### [WORK TO COMPLETE]
Find each line with the word "draw" and copy it.

***** RAW DATA *****

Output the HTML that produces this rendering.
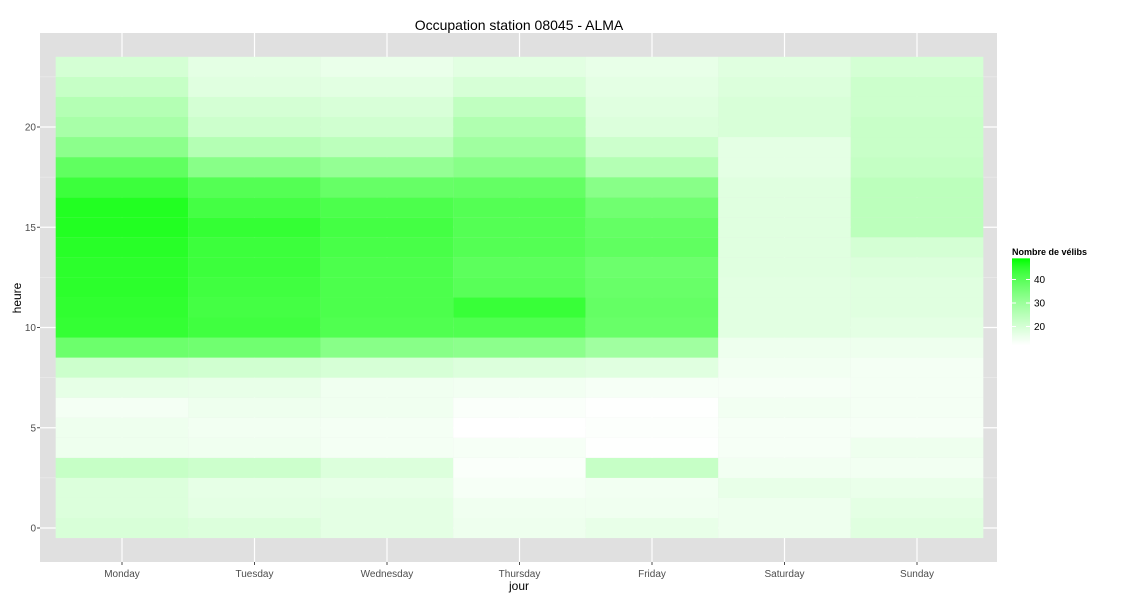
<!DOCTYPE html>
<html><head><meta charset="utf-8"><style>
body{margin:0;background:#fff;font-family:"Liberation Sans",Arial,sans-serif}
svg text{font-family:"Liberation Sans",Arial,sans-serif}
</style></head><body>
<svg id="chart" width="1125" height="600" xmlns="http://www.w3.org/2000/svg">
<rect x="0" y="0" width="1125" height="600" fill="#fff"/>
<rect x="40" y="33" width="957" height="529" fill="#e0e0e0"/>
<g id="grid"></g>
<g id="tiles"></g>
<g id="axes"></g>
<text x="519" y="30" text-anchor="middle" font-size="14" fill="#000">Occupation station 08045 - ALMA</text>
<text x="519" y="590" text-anchor="middle" font-size="12" fill="#000">jour</text>
<text x="21" y="298" text-anchor="middle" font-size="12" fill="#000" transform="rotate(-90 21 298)">heure</text>
<g id="legend">
<text x="1012" y="255" font-size="9" font-weight="bold" fill="#000">Nombre de vélibs</text>
</g>
</svg>
<script>
const days = ["Monday","Tuesday","Wednesday","Thursday","Friday","Saturday","Sunday"];
const yTicks = [0,5,10,15,20];
const legendTicks = [20,30,40];
// values by hour 0..23
const monday    = [19.4,18.6,18.6,22.6,15.3,15.3,14.1,16.7,21.5,37.2,44.6,45.0,45.4,45.4,45.9,46.5,46.5,43.6,39.0,32.4,27.8,25.7,22.6,20.1];
const tuesday   = [18.6,17.1,16.7,21.5,14.9,14.5,15.3,16.4,20.8,36.6,43.1,42.6,43.1,43.6,43.6,44.6,42.6,40.6,33.0,25.7,21.5,20.1,17.9,17.1];
const wednesday = [17.1,17.1,16.4,18.6,14.1,14.1,14.9,14.9,19.7,33.0,41.1,41.6,41.6,41.6,42.2,42.6,41.6,38.1,31.1,24.4,20.8,19.4,17.5,16.0];
const thursday  = [15.3,14.9,13.7,13.0,13.7,12.0,13.0,14.5,18.6,32.4,41.1,44.1,40.0,39.5,40.6,40.6,40.6,38.4,33.0,29.1,26.4,23.7,19.7,17.5];
const friday    = [16.4,14.9,14.5,22.6,12.2,12.6,12.2,13.7,17.9,29.1,37.8,38.4,37.8,37.2,39.0,38.4,36.6,33.0,25.7,21.5,18.6,17.9,17.1,16.4];
const saturday  = [15.3,15.3,16.4,14.5,13.7,13.7,14.5,13.7,14.5,15.3,17.5,17.5,17.5,17.9,17.9,17.9,17.9,17.9,17.1,17.1,19.4,19.4,18.6,17.9];
const sunday    = [17.9,17.1,16.0,14.5,15.3,13.7,14.1,14.1,14.1,15.3,17.1,17.9,17.9,18.6,20.1,24.4,24.4,24.4,22.9,22.2,22.2,21.5,21.5,20.1];
const series = [monday,tuesday,wednesday,thursday,friday,saturday,sunday];
const vmin = 12, vmax = 49;

const NS="http://www.w3.org/2000/svg";
const xc = i => 122 + 132.5*i;
const yc = h => 528 - 20.05*h;
function color(v){
  let t=Math.max(0,Math.min(1,(v-vmin)/(vmax-vmin)));
  const r=Math.round(255*Math.pow(1-t,0.75));
  return `rgb(${r},255,${r})`;
}
function mk(tag,attrs,parent){const e=document.createElementNS(NS,tag);for(const k in attrs)e.setAttribute(k,attrs[k]);parent.appendChild(e);return e;}
const grid=document.getElementById('grid'), tiles=document.getElementById('tiles'), axes=document.getElementById('axes'), legend=document.getElementById('legend');
// minor grid
for(let h=2.5;h<=22.5;h+=5){const l=mk('line',{x1:40,x2:997,y1:yc(h),y2:yc(h),stroke:'#f0f0f0','stroke-width':0.6},grid);

}
yTicks.forEach(t=>{const l=mk('line',{x1:40,x2:997,y1:yc(t),y2:yc(t),stroke:'#fff','stroke-width':1.2},grid);


const tx=mk('text',{x:36,y:yc(t)+3.5,'text-anchor':'end','font-size':10,fill:'#4d4d4d'},axes);tx.textContent=t;


mk('line',{x1:37,x2:40,y1:yc(t),y2:yc(t),stroke:'#4d4d4d'},axes);});
days.forEach((d,i)=>{const l=mk('line',{x1:xc(i),x2:xc(i),y1:33,y2:562,stroke:'#fff','stroke-width':1.2},grid);


const tx=mk('text',{x:xc(i),y:577,'text-anchor':'middle','font-size':10,fill:'#4d4d4d'},axes);tx.textContent=d;


mk('line',{x1:xc(i),x2:xc(i),y1:562,y2:565,stroke:'#4d4d4d'},axes);});
series.forEach((vals,i)=>{vals.forEach((v,h)=>{
  const r=mk('rect',{x:xc(i)-66.3,y:yc(h)-10.03,width:132.6,height:20.1,fill:color(v)},tiles);
  
  
});});
// legend
const ly = v => 303 - (v-30)*2.35;
const defs=mk('defs',{},legend);
const g=mk('linearGradient',{id:'lg',x1:0,y1:1,x2:0,y2:0},defs);
for(let k=0;k<=10;k++){const v=vmin+(vmax-vmin)*k/10;mk('stop',{offset:k/10,'stop-color':color(v)},g);}
const bar=mk('rect',{x:1012,y:ly(vmax),width:18,height:ly(vmin)-ly(vmax),fill:'url(#lg)'},legend);


legendTicks.forEach(t=>{
  mk('line',{x1:1012,x2:1016,y1:ly(t),y2:ly(t),stroke:'#fff'},legend);
  mk('line',{x1:1026,x2:1030,y1:ly(t),y2:ly(t),stroke:'#fff'},legend);
  const tx=mk('text',{x:1034,y:ly(t)+3.5,'font-size':10,fill:'#000'},legend);tx.textContent=t;
  
  
});
</script>
</body></html>
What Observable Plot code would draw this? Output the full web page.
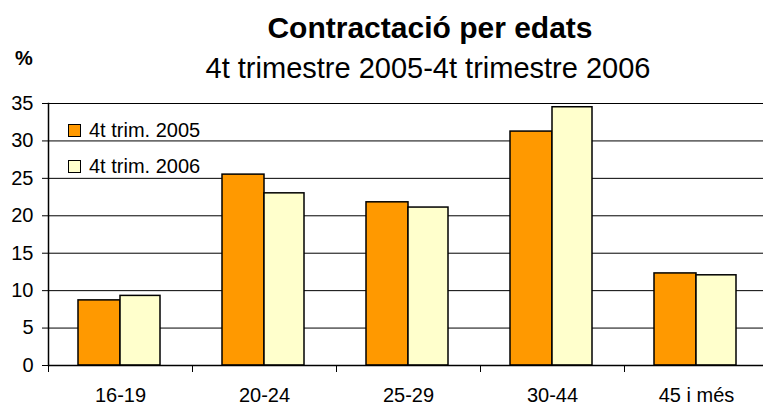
<!DOCTYPE html>
<html>
<head>
<meta charset="utf-8">
<script src="https://cdn.jsdelivr.net/npm/d3@7"></script>
<script src="https://cdn.jsdelivr.net/npm/@observablehq/plot@0.6"></script>
<style>
  body { margin: 0; background: #fff; font-family: Arial, "Liberation Sans", sans-serif; }
  #wrap { position: relative; width: 763px; height: 405px; overflow: hidden; }
  .abs { position: absolute; white-space: nowrap; color: #000; }
  .title { font-weight: bold; font-size: 30px; line-height: 30px; top: 13px; left: 430px; transform: translateX(-50%); }
  .subtitle { font-size: 29px; line-height: 29px; top: 54px; left: 428px; transform: translateX(-50%); }
  .unit { font-weight: bold; font-size: 20px; line-height: 20px; top: 48px; left: 24px; transform: translateX(-50%); }
  .leg { font-size: 20px; line-height: 20px; left: 68px; display: flex; align-items: center; }
  .sw { width: 11px; height: 11px; border: 1px solid #000; margin-right: 8px; }
  svg { position: absolute; left: 0; top: 0; }
</style>
</head>
<body>
<div id="wrap"></div>
<script>
const title = "Contractació per edats";
const subtitle = "4t trimestre 2005-4t trimestre 2006";
const unitLabel = "%";
const categories = ["16-19", "20-24", "25-29", "30-44", "45 i més"];
const series = ["4t trim. 2005", "4t trim. 2006"];
const values2005 = [8.7, 25.5, 21.8, 31.25, 12.3];
const values2006 = [9.3, 23.0, 21.1, 34.5, 12.05];
const yTicks = [0, 5, 10, 15, 20, 25, 30, 35];
const colors = ["#FF9900", "#FFFFCC"];

const data = categories.map((c, i) => ({cat: c, a: values2005[i], b: values2006[i]}));

const chart = Plot.plot({
  width: 763,
  height: 405,
  marginTop: 103,
  marginBottom: 40,
  marginLeft: 48,
  marginRight: 0,
  style: {fontFamily: "Arial, 'Liberation Sans', sans-serif", fontSize: "20px", color: "#000", background: "transparent", overflow: "visible"},
  x: {domain: categories, range: [48, 768], padding: 0, label: null},
  y: {domain: [0, 35], label: null},
  marks: [
    Plot.ruleY(yTicks.filter(d => d > 0), {stroke: "#000", strokeWidth: 1}),
    Plot.barY(data, {x: "cat", y: "a", fill: colors[0], stroke: "#000", strokeWidth: 1.5, insetLeft: 30, insetRight: 72}),
    Plot.barY(data, {x: "cat", y: "b", fill: colors[1], stroke: "#000", strokeWidth: 1.5, insetLeft: 72, insetRight: 32}),
    Plot.ruleY([0], {stroke: "#000", strokeWidth: 1.5}),
    Plot.frame({anchor: "left", stroke: "#000", strokeWidth: 1.5}),
    Plot.axisY({ticks: yTicks, tickSize: 6, tickPadding: 9, fontSize: 20, label: null, stroke: "#000"}),
    Plot.axisX({ticks: categories, tickSize: 7, tickFormat: () => "", dx: -72, label: null, stroke: "#000"}),
    Plot.axisX({ticks: categories, tickSize: 0, tickPadding: 22, fontSize: 20, label: null})
  ]
});

const wrap = document.getElementById("wrap");
wrap.appendChild(chart);
function addDiv(cls, text) {
  const d = document.createElement("div");
  d.className = "abs " + cls;
  d.textContent = text;
  wrap.appendChild(d);
  return d;
}
addDiv("title", title);
addDiv("subtitle", subtitle);
addDiv("unit", unitLabel);
series.forEach((s, i) => {
  const d = document.createElement("div");
  d.className = "abs leg";
  d.style.top = (120 + i * 36) + "px";
  const sw = document.createElement("span");
  sw.className = "sw";
  sw.style.background = colors[i];
  const t = document.createElement("span");
  t.textContent = s;
  d.appendChild(sw);
  d.appendChild(t);
  wrap.appendChild(d);
});
</script>
</body>
</html>
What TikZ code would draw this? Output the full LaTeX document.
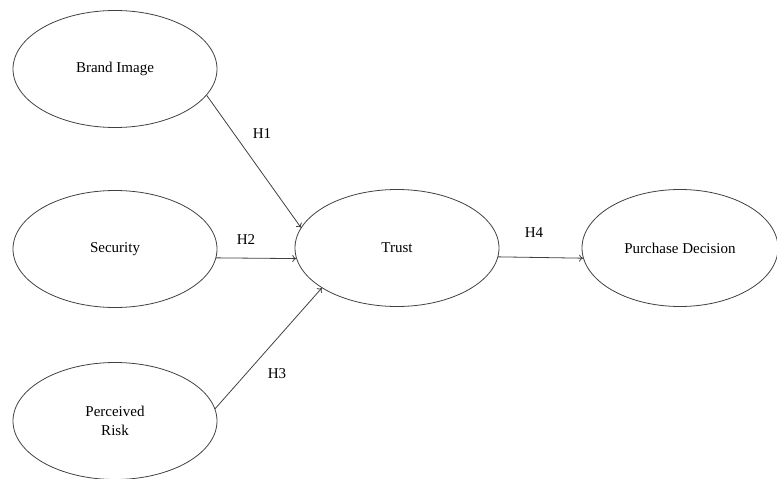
\documentclass[tikz,border=0pt]{standalone}
\usepackage{fontspec}
\setmainfont{Liberation Serif}
\usetikzlibrary{shapes.geometric,arrows.meta}
\definecolor{edge}{rgb}{0.25,0.25,0.25}

\begin{document}
\begin{tikzpicture}[x=1pt,y=-1pt,
		construct/.style={ellipse,draw=edge,line width=0.8pt,minimum width=204pt,minimum height=117pt,inner sep=0pt,align=center,font=\fontsize{15}{19}\selectfont},
		hpath/.style={draw=edge,line width=0.8pt,-{To[length=4pt,width=7pt]}},
		hyp/.style={inner sep=0pt,font=\fontsize{15}{18}\selectfont}]
	\useasboundingbox (0,0) rectangle (777,479);
	\coordinate (c1) at (115,69);
	\coordinate (c2) at (115,249);
	\coordinate (c3) at (115,421);
	\coordinate (c4) at (397,248);
	\coordinate (c5) at (680,248);
	
	\node (bi) at (c1) [construct] {Brand Image};
	\node (sec) at (c2) [construct] {Security};
	\node (pr) at (c3) [construct] {Perceived\\Risk};
	\node (tr) at (c4) [construct] {Trust};
	\node (pd) at (c5) [construct,minimum width=196pt] {Purchase Decision};
	
	\draw[hpath] (bi.-16) to[] (tr.168);
	\draw[hpath] (sec.-5.4) to[] (tr.-174.6);
	\draw[hpath] (pr.7) to[] (tr.-152.5);
	\draw[hpath] (tr.-5.2) to[] (pd.-174.5);
	
	\node (h1) at (262,134) [hyp] {H1};
	\node (h2) at (246,240) [hyp] {H2};
	\node (h3) at (277,374) [hyp] {H3};
	\node (h4) at (534,233) [hyp] {H4};
\end{tikzpicture}
\end{document}
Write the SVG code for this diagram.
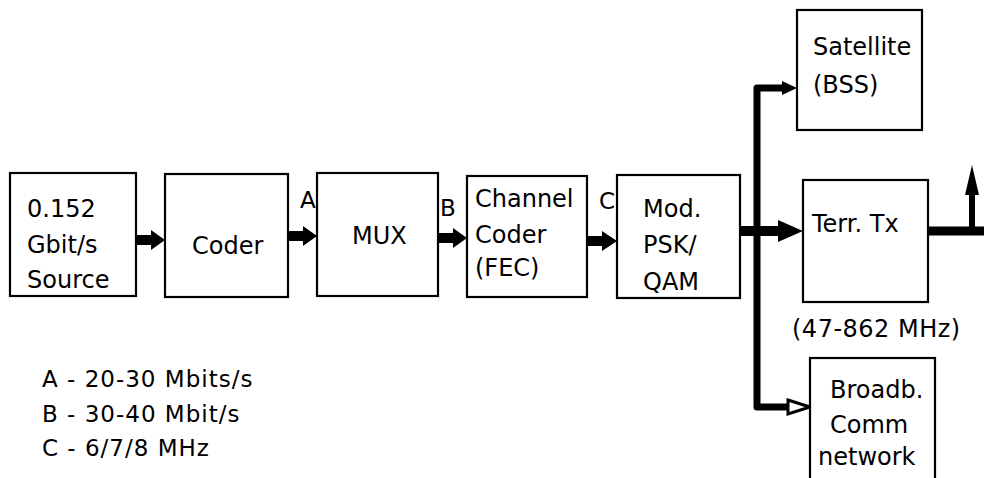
<svg xmlns="http://www.w3.org/2000/svg" width="984" height="478" viewBox="0 0 984 478">
  <style>
    .box { fill: #fff; stroke: #000; stroke-width: 2.2; }
    .t { font-family: "DejaVu Sans", "Liberation Sans", sans-serif; font-size: 24px; fill: #000; }
    .lbl { font-family: "DejaVu Sans", "Liberation Sans", sans-serif; font-size: 23px; letter-spacing: 1px; fill: #000; }
    .bus { fill: none; stroke: #000; stroke-width: 7; stroke-linejoin: round; }
  </style>
  <rect width="984" height="478" fill="#fff"/>

  <g id="connectors">
    <!-- chain arrows -->
    <polygon points="136,235 151,235 151,230 165,240 151,250 151,245 136,245" fill="#000"/>
    <polygon points="288,231 303,231 303,226 317,236 303,246 303,241 288,241" fill="#000"/>
    <polygon points="438,233 453,233 453,228 467,238 453,248 453,243 438,243" fill="#000"/>
    <polygon points="587,236 602,236 602,231 617,241 602,251 602,246 587,246" fill="#000"/>
    <!-- fan-out from modulator -->
    <line x1="740" y1="231" x2="780" y2="231" stroke="#000" stroke-width="10"/>
    <polygon points="778,220 803,231 778,242" fill="#000"/>
    <path class="bus" d="M757,231 V88 H784"/>
    <polygon points="782,81 797,88 782,95" fill="#000"/>
    <path class="bus" d="M757,231 V407 H792"/>
    <polygon points="788,400 810,407 788,414" fill="#fff" stroke="#000" stroke-width="3"/>
    <!-- transmitter output and antenna -->
    <line x1="928" y1="231" x2="984" y2="231" stroke="#000" stroke-width="9"/>
    <line x1="972" y1="235" x2="972" y2="190" stroke="#000" stroke-width="6"/>
    <polygon points="965,195 972,165 979,195" fill="#000"/>
  </g>

  <g id="source">
    <rect class="box" x="10" y="173" width="126" height="123"/>
    <text class="t" x="27" y="217">0.152</text>
    <text class="t" x="27" y="253">Gbit/s</text>
    <text class="t" x="27" y="288">Source</text>
  </g>
  <g id="coder">
    <rect class="box" x="165" y="174" width="123" height="123"/>
    <text class="t" x="192" y="254">Coder</text>
  </g>
  <g id="mux">
    <rect class="box" x="317" y="173" width="121" height="123"/>
    <text class="t" x="352" y="244">MUX</text>
  </g>
  <g id="channel-coder">
    <rect class="box" x="467" y="176" width="120" height="121"/>
    <text class="t" x="475" y="207">Channel</text>
    <text class="t" x="475" y="243">Coder</text>
    <text class="t" x="475" y="276">(FEC)</text>
  </g>
  <g id="modulator">
    <rect class="box" x="617" y="175" width="123" height="123"/>
    <text class="t" x="643" y="217">Mod.</text>
    <text class="t" x="643" y="253">PSK/</text>
    <text class="t" x="643" y="290">QAM</text>
  </g>
  <g id="satellite">
    <rect class="box" x="797" y="10" width="125" height="120"/>
    <text class="t" x="813" y="55">Satellite</text>
    <text class="t" x="813" y="93">(BSS)</text>
  </g>
  <g id="terrestrial">
    <rect class="box" x="803" y="180" width="125" height="122"/>
    <text class="t" x="812" y="232">Terr. Tx</text>
  </g>
  <g id="broadband">
    <rect class="box" x="810" y="358" width="125" height="125"/>
    <text class="t" x="830" y="398">Broadb.</text>
    <text class="t" x="830" y="433">Comm</text>
    <text class="t" x="818" y="465">network</text>
  </g>

  <g id="labels">
    <text class="lbl" x="300" y="208">A</text>
    <text class="lbl" x="440" y="216">B</text>
    <text class="lbl" x="599" y="209">C</text>
    <text class="t" x="792" y="337" letter-spacing="0.5">(47-862 MHz)</text>
    <text class="lbl" x="42" y="387">A - 20-30 Mbits/s</text>
    <text class="lbl" x="42" y="422">B - 30-40 Mbit/s</text>
    <text class="lbl" x="42" y="456">C - 6/7/8 MHz</text>
  </g>
</svg>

*****

### [EXERCISE ANSWER]
What Observable Plot code would draw this? Output the full web page.
What TikZ code would draw this? Output the full LaTeX document.
		construct/.style={ellipse,draw=edge,line width=0.8pt,minimum width=204pt,minimum height=117pt,inner sep=0pt,align=center,font=\fontsize{15}{19}\selectfont},
		hpath/.style={draw=edge,line width=0.8pt,-{To[length=4pt,width=7pt]}},
	\draw[hpath] (bi.-16) to[] (tr.168);
	\draw[hpath] (sec.-5.4) to[] (tr.-174.6);
	\draw[hpath] (pr.7) to[] (tr.-152.5);
	\draw[hpath] (tr.-5.2) to[] (pd.-174.5);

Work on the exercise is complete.